CNN reported that the Biden administration had “hinged its guidance on the Supreme Court’s 2020 ruling in Bostock v. Clayton County that federal civil rights law protects transgender, gay and lesbian workers.”
“The administration has been using the ruling to extend anti-discrimination protections to LGBTQ people in the U.S. in numerous areas of life. The Education Department’s guidance issued last year had been a reversal of the Trump administration’s stance that … transgender students were not protected by the law.”
But Biden’s Title IX interpretation has been widely panned.
“Transgenders enjoy numerous physical advantages over biological females. This contradicts the whole purpose of Title IX, which is to assure fairness for all students regardless of sex,” states a news release from SAVE, a group that works to protect students’ rights.

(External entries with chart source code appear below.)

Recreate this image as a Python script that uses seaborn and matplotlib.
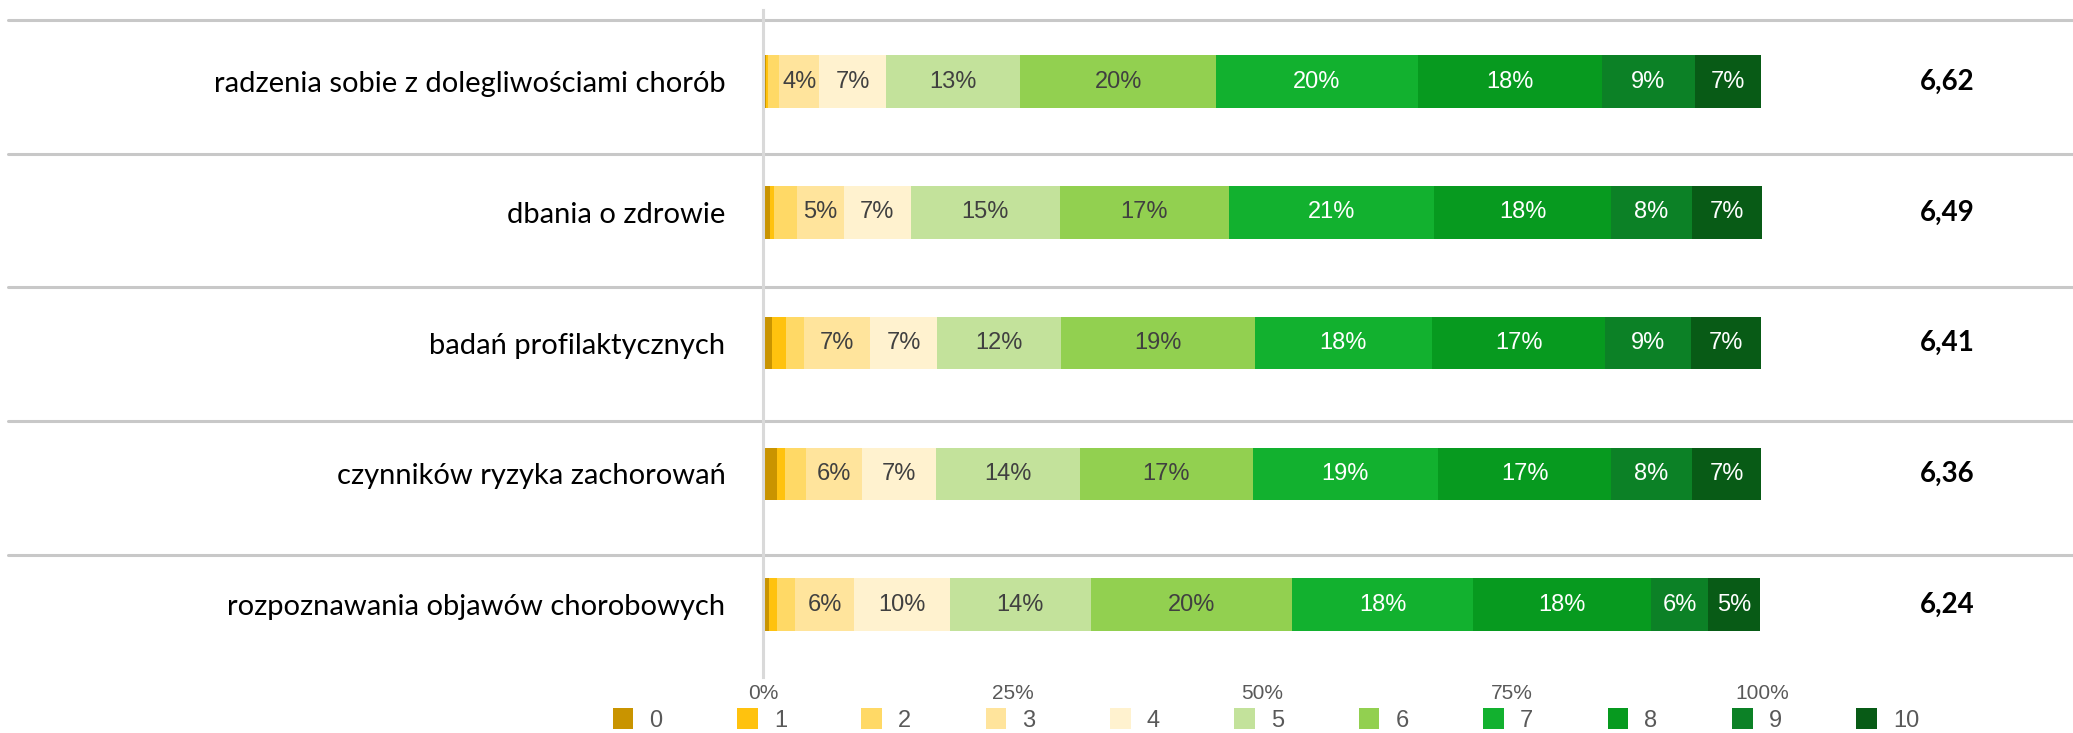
import numpy as np
import matplotlib.pyplot as plt
import pandas as pd
import seaborn as sns
from matplotlib.patches import Patch

# Data (share of answers 0-10, in %)
categories = [
    'radzenia sobie z dolegliwościami chorób',
    'dbania o zdrowie',
    'badań profilaktycznych',
    'czynników ryzyka zachorowań',
    'rozpoznawania objawów chorobowych',
]
levels = ['0', '1', '2', '3', '4', '5', '6', '7', '8', '9', '10']

row_radzenia = [0.3, 0.25, 1.1, 4.0, 6.7, 13.4, 19.6, 20.2, 18.4, 9.3, 6.6]
row_dbania = [0.67, 0.43, 2.3, 4.7, 6.7, 14.9, 16.9, 20.6, 17.7, 8.1, 7.0]
row_badan = [0.93, 1.4, 1.8, 6.6, 6.7, 12.4, 19.4, 17.7, 17.4, 8.6, 7.0]
row_czynnikow = [1.4, 0.8, 2.1, 5.6, 7.4, 14.4, 17.3, 18.6, 17.3, 8.1, 6.9]
row_rozpoznawania = [0.6, 0.8, 1.8, 5.9, 9.6, 14.1, 20.2, 18.1, 17.8, 5.7, 5.2]

means = [6.62, 6.49, 6.41, 6.36, 6.24]
x_ticks = [0, 25, 50, 75, 100]
tick_labels = ['0%', '25%', '50%', '75%', '100%']

colors = ['#C99400', '#FFC20E', '#FFD966', '#FFE49C', '#FFF2CF', '#C3E29B',
          '#92D050', '#12B12F', '#079A1F', '#0C8126', '#085B16']
dark_text = ['3', '4', '5', '6']

rows = [row_radzenia, row_dbania, row_badan, row_czynnikow, row_rozpoznawania]
df = pd.DataFrame(
    [(c, lvl, v) for c, r in zip(categories, rows) for lvl, v in zip(levels, r)],
    columns=['aspekt', 'ocena', 'procent'],
)

sns.set_style('white')

W, H = 2073, 733
fig = plt.figure(figsize=(W / 100, H / 100), dpi=100)
ax = fig.add_axes([763 / W, 1 - 677 / H, 999 / W, 667 / H])

# stacked horizontal bars (seaborn stacks the last hue level first)
sns.histplot(data=df, y='aspekt', hue='ocena', weights='procent',
             multiple='stack', discrete=True, shrink=0.40,
             hue_order=levels[::-1], palette=dict(zip(levels, colors)),
             alpha=1, linewidth=0, legend=False, ax=ax)

ax.set_xlim(0, 100)
ax.set_ylim(4.554, -0.548)
ax.set_xlabel('')
ax.set_ylabel('')

# percentage labels inside segments
for i, r in enumerate(rows):
    r = np.array(r)
    centers = np.cumsum(r) - r / 2
    for lvl, v, cx in zip(levels, r, centers):
        if v >= 3:
            ax.text(cx, i, f'{int(v + 0.5)}%', ha='center', va='center',
                    fontsize=17, family='Liberation Sans',
                    color='#404040' if lvl in dark_text else 'white')
    # mean on the right
    ax.text(118.5, i, f'{means[i]:.2f}'.replace('.', ','), ha='center',
            va='center', fontsize=20, fontweight='bold', family='Lato',
            color='black', clip_on=False)

# row separators
for i in range(len(categories)):
    ax.axhline(-0.472 + 1.023 * i, xmin=-0.756, xmax=1.32, color='#C8C8C8',
               lw=2.2, clip_on=False, zorder=0)

ax.set_xticks(x_ticks, tick_labels)
ax.set_yticks(range(len(categories)), categories)
ax.tick_params(axis='x', length=0, pad=5, labelsize=15, labelcolor='#595959')
ax.tick_params(axis='y', length=0, pad=27, labelsize=21, labelcolor='black')
for lbl in ax.get_xticklabels():
    lbl.set_fontfamily('Liberation Sans')
for lbl in ax.get_yticklabels():
    lbl.set_fontfamily('Lato')

for s in ['top', 'right', 'bottom']:
    ax.spines[s].set_visible(False)
ax.spines['left'].set_color('#D9D9D9')
ax.spines['left'].set_linewidth(2.2)

handles = [Patch(facecolor=c, edgecolor='none', label=l) for c, l in zip(colors, levels)]
leg = fig.legend(handles=handles, loc='center', bbox_to_anchor=(1266 / W, 13 / H),
                 ncol=11, frameon=False, handlelength=0.88,
                 handleheight=1.0, handletextpad=0.68, columnspacing=3.15,
                 borderpad=0.2, prop={'family': 'Liberation Sans', 'size': 17})
for t in leg.get_texts():
    t.set_color('#595959')

fig.savefig('out.png', dpi=100)
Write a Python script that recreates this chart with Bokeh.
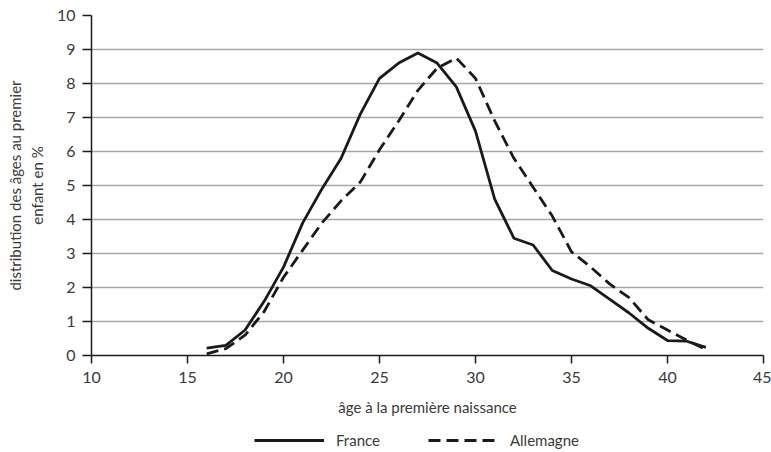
from bokeh.plotting import figure
from bokeh.layouts import column
from bokeh.models import Range1d, Legend, LegendItem, FixedTicker
from bokeh.embed import file_html
from bokeh.resources import INLINE

ages = list(range(16, 43))
france = [0.22, 0.30, 0.75, 1.60, 2.60, 3.90, 4.90, 5.80, 7.10, 8.15, 8.60, 8.90, 8.60, 7.90,
          6.60, 4.60, 3.45, 3.25, 2.50, 2.25, 2.05, 1.65, 1.25, 0.80, 0.44, 0.42, 0.24]
allemagne = [0.05, 0.20, 0.60, 1.30, 2.30, 3.10, 3.90, 4.55, 5.10, 6.05, 6.90, 7.80, 8.45, 8.75,
             8.15, 6.90, 5.80, 4.95, 4.10, 3.05, 2.60, 2.10, 1.70, 1.05, 0.75, 0.45, 0.18]
series_names = ["France", "Allemagne"]
x_ticks = [10, 15, 20, 25, 30, 35, 40, 45]
y_ticks = list(range(0, 11))

FONT = "Lato"
TXT = "#3a3a3a"
LINE = "#1a1a1a"
DASH = "12 6"

p = figure(width=771, height=425, output_backend="svg", toolbar_location=None,
           x_range=Range1d(10, 45), y_range=Range1d(0, 10),
           min_border_left=91, min_border_right=8, min_border_top=15, min_border_bottom=70)
p.outline_line_color = None
p.background_fill_color = "white"
p.border_fill_color = "white"

p.line(ages, france, line_color=LINE, line_width=2.8)
p.line(ages, allemagne, line_color=LINE, line_width=2.8, line_dash=DASH)

p.xgrid.grid_line_color = None
p.ygrid.grid_line_color = "#a6a6a6"
p.ygrid.grid_line_width = 1.3
p.ygrid.ticker = FixedTicker(ticks=y_ticks)

for ax in (p.xaxis[0], p.yaxis[0]):
    ax.axis_line_color = LINE
    ax.axis_line_width = 1.5
    ax.major_tick_line_color = LINE
    ax.major_tick_line_width = 1.5
    ax.major_tick_in = 0
    ax.minor_tick_line_color = None
    ax.major_label_text_font = FONT
    ax.major_label_text_font_size = "16px"
    ax.major_label_text_color = TXT
    ax.axis_label_text_font = FONT
    ax.axis_label_text_font_size = "15px"
    ax.axis_label_text_font_style = "normal"
    ax.axis_label_text_color = TXT

p.xaxis.ticker = FixedTicker(ticks=x_ticks)
p.yaxis.ticker = FixedTicker(ticks=y_ticks)
p.xaxis.major_tick_out = 8
p.yaxis.major_tick_out = 9
p.xaxis.major_label_standoff = 8
p.yaxis.major_label_standoff = 7
p.xaxis.axis_label = "âge à la première naissance"
p.yaxis.axis_label = "distribution des âges au premier\nenfant en %"
p.xaxis.axis_label_standoff = 12
p.yaxis.axis_label_standoff = 8

# legend strip below the chart (series drawn out of its view, only the legend shows)
lg = figure(width=771, height=27, output_backend="svg", toolbar_location=None,
            x_range=Range1d(0, 1), y_range=Range1d(0, 1),
            min_border_left=0, min_border_right=0, min_border_top=0, min_border_bottom=0)
lg.axis.visible = False
lg.grid.visible = False
lg.outline_line_color = None
lg.border_fill_color = "white"
r1 = lg.line(ages, france, line_color=LINE, line_width=2.8)
r2 = lg.line(ages, allemagne, line_color=LINE, line_width=2.8, line_dash=DASH)

legend = Legend(items=[LegendItem(label=series_names[0], renderers=[r1]),
                       LegendItem(label=series_names[1], renderers=[r2])],
                orientation="horizontal", location=(163, 3),
                glyph_width=70, glyph_height=14, label_standoff=12, spacing=48,
                label_text_font=FONT, label_text_font_size="15px", label_text_color=TXT,
                border_line_color=None, background_fill_alpha=0,
                padding=4, margin=0, label_height=14)
lg.add_layout(legend, "center")

open("out.html", "w").write(file_html(column(p, lg, spacing=0), INLINE))
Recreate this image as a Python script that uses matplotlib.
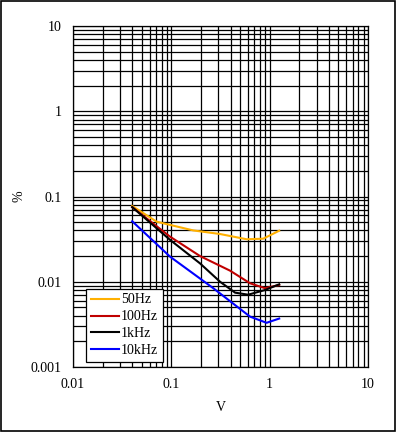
import matplotlib
matplotlib.use('Agg')
import matplotlib.pyplot as plt
import matplotlib.ticker as ticker

plt.rcParams['font.family'] = ['Liberation Serif', 'DejaVu Serif']

# values (V, %)
v_50hz = [0.04, 0.071, 0.167, 0.313, 0.584, 0.861, 1.25]
thd_50hz = [0.0774, 0.0506, 0.040, 0.0363, 0.0315, 0.032, 0.0397]

v_100hz = [0.04, 0.097, 0.196, 0.395, 0.631, 0.897, 1.25]
thd_100hz = [0.075, 0.0338, 0.020, 0.0135, 0.0096, 0.0084, 0.00916]

v_1khz = [0.04, 0.097, 0.196, 0.313, 0.445, 0.604, 0.897, 1.25]
thd_1khz = [0.075, 0.031, 0.0164, 0.0100, 0.00745, 0.00705, 0.008, 0.00933]

v_10khz = [0.04, 0.097, 0.267, 0.631, 0.93, 1.25]
thd_10khz = [0.0512, 0.0197, 0.0084, 0.0039, 0.0033, 0.0037]

x_ticks = [0.01, 0.1, 1, 10]
x_labels = ['0.01', '0.1', '1', '10']
y_ticks = [0.001, 0.01, 0.1, 1, 10]
y_labels = ['0.001', '0.01', '0.1', '1', '10']

fig = plt.figure(figsize=(3.96, 4.32), dpi=100)
ax = fig.add_axes([73 / 396, 1 - 367 / 432, 295 / 396, 341 / 432])

ax.plot(v_50hz, thd_50hz, color='#FFB000', linewidth=1.5, label='50Hz')
ax.plot(v_100hz, thd_100hz, color='#C00000', linewidth=1.5, label='100Hz')
ax.plot(v_1khz, thd_1khz, color='black', linewidth=1.5, label='1kHz')
ax.plot(v_10khz, thd_10khz, color='#0000FF', linewidth=1.5, label='10kHz')

ax.set_xscale('log')
ax.set_yscale('log')
ax.set_xlim(0.01, 10)
ax.set_ylim(0.001, 10)
ax.set_xticks(x_ticks)
ax.set_xticklabels(x_labels)
ax.set_yticks(y_ticks)
ax.set_yticklabels(y_labels)
ax.xaxis.set_minor_locator(ticker.LogLocator(base=10, subs=range(2, 10)))
ax.yaxis.set_minor_locator(ticker.LogLocator(base=10, subs=range(2, 10)))
ax.xaxis.set_minor_formatter(ticker.NullFormatter())
ax.yaxis.set_minor_formatter(ticker.NullFormatter())
ax.grid(True, which='both', color='black', linewidth=0.9)
ax.set_axisbelow(True)
ax.tick_params(which='both', length=0, labelsize=10, pad=8)
for s in ax.spines.values():
    s.set_linewidth(0.9)

ax.set_xlabel('V', fontsize=10, labelpad=7)
ax.set_ylabel('%', fontsize=10, labelpad=4)

leg = ax.legend(loc='lower left', bbox_to_anchor=(13 / 295, 5 / 341), fontsize=10,
                fancybox=False, framealpha=1, edgecolor='black', borderpad=0.35,
                handlelength=2.0, handletextpad=0.15, labelspacing=0.28, borderaxespad=0)
leg.get_frame().set_linewidth(0.9)

# outer border of the figure
fig.patches.append(plt.Rectangle((0.002, 0.002), 0.996, 0.996, transform=fig.transFigure,
                                 fill=False, edgecolor='black', linewidth=1.2))

fig.savefig('out.png', dpi=100)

In response to the ruling, Oklahoma Attorney General John O’Connor tweeted: “A federal district court stopped the Biden Administration from enforcing its outrageous reading of Title IX. This is a victory for women’s sports and the privacy and safety of girls and women in their school bathrooms and locker rooms.”
A federal district court stopped the Biden Administration from enforcing its outrageous reading of Title IX.
This is a victory for women’s sports and the privacy and safety of girls and women in their school bathrooms and locker rooms.https://t.co/oqhkLBFcQT
— Oklahoma Attorney General John O'Connor (@Okla_OAG) July 18, 2022
The Biden administration has also come under fire for another set of interpretations it released last month that proposes sweeping changes to the Education Department’s interpretation of Title IX that critics contend will also drastically roll back students’ due process rights established under President Donald Trump.